Somehow we do not question that diabetics need medical care even when they
continue to eat sugary foods. We don't force smokers with emphysema or lung
cancer to die in the gutter because they refused to stop smoking, nor do we
punish people with high blood pressure for using salt or eating steak and
eggs.

We understand that these diseases have a lot to do with self-control, but we
do not refuse treatment and banish their victims to their own devices when
their willpower fails them. If we did, an awful lot of us would be
condemning ourselves or a loved one because these diseases run rampant in
our society.

Unfortunately, so does alcoholism and substance abuse. As a society we have
chosen to condone the use of caffeine, alcohol, nicotine and a virtual
rainbow of prescription drugs. It shouldn't surprise us that many among us
cross over the line with alcohol or experiment with other mind- and
mood-altering chemicals.

Most people who "taste and see" don't get hooked. But many do.

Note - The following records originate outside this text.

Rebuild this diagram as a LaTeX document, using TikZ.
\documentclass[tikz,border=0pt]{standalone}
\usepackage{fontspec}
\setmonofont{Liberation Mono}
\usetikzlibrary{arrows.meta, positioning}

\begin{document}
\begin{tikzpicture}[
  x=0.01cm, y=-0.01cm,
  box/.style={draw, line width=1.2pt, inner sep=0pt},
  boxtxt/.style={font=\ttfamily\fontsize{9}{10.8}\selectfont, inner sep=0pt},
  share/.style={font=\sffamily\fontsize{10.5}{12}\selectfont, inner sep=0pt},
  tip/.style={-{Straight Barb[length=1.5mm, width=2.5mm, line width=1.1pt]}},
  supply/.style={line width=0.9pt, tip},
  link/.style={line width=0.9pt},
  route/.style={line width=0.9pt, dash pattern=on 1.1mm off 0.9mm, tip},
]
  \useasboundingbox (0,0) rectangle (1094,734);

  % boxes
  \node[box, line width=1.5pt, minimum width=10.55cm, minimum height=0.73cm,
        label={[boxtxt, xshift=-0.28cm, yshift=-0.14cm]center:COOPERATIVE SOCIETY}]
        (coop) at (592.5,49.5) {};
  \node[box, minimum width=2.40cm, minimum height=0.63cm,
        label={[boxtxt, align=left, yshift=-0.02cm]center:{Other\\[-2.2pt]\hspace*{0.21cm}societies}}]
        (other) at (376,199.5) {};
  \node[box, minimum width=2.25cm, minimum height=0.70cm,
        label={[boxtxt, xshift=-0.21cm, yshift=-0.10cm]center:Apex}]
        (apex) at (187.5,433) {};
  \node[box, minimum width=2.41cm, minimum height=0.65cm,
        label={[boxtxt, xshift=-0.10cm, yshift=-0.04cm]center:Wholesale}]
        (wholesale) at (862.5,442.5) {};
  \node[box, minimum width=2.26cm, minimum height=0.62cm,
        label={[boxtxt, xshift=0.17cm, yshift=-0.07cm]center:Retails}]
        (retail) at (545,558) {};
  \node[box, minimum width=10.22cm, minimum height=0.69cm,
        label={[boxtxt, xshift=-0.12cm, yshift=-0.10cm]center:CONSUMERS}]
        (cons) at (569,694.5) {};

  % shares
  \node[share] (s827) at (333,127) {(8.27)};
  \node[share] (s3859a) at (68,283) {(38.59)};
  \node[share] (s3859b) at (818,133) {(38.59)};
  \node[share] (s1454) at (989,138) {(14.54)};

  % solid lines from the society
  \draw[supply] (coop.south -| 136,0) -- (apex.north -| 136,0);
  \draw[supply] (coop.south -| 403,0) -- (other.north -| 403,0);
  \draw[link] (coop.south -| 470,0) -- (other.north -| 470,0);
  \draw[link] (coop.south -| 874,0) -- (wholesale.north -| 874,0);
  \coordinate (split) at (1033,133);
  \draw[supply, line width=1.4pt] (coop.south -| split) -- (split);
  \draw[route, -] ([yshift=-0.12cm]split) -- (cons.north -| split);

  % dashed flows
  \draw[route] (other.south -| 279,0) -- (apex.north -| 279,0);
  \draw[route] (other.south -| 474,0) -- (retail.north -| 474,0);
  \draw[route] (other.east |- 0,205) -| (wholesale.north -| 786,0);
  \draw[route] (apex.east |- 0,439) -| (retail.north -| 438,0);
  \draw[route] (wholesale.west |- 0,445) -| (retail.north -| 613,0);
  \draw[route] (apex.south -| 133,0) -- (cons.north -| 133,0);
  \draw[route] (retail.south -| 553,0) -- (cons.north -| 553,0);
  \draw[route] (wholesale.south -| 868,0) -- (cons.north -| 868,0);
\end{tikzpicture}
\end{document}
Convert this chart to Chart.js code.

As a society, we can either choose to treat the signs and symptoms of their
disease, i.e. addiction, or we can punish them for not being strong enough
or clever enough to play the game without getting caught.

It has taken AlAnon, AA and many years of counseling for me to finally
accept that addicts and alcoholics have a disease which compels them to use
drugs and alcohol even while it is destroying their family, their career and
their health, even when their own common sense begs them to stop, even while
it is killing them.

Without treatment and rehabilitation, alcoholics and drug addicts are
condemned to die as surely as any convict on death row. Without counseling,
their family members will lose jobs, commit suicide, become juvenile
delinquents, drain their employers in sick days and add to the caseload of
their already overworked social workers.

It is true that addicts and alcoholics can choose to get help. But many,
like my sister, have so many emotional wounds from their past that have
never been addressed that they don't know where to begin. Many have given up
hope.

Blaming them for not getting the help they need is as unproductive as
blaming their families and friends for bailing them out of trouble time and
again. It is understandable, but it doesn't get anyone where they need to
go.

When a society takes a blame and punishment approach to substance abuse, it
winds up paying far more than it would cost to treat the problem in the
first place.

One way or another, society pays for substance abuse. Thankfully, the most
humane and effective way to deal with it happens to be the most
cost-effective as well.

Treatment addresses the problem; punishment usually prolongs it.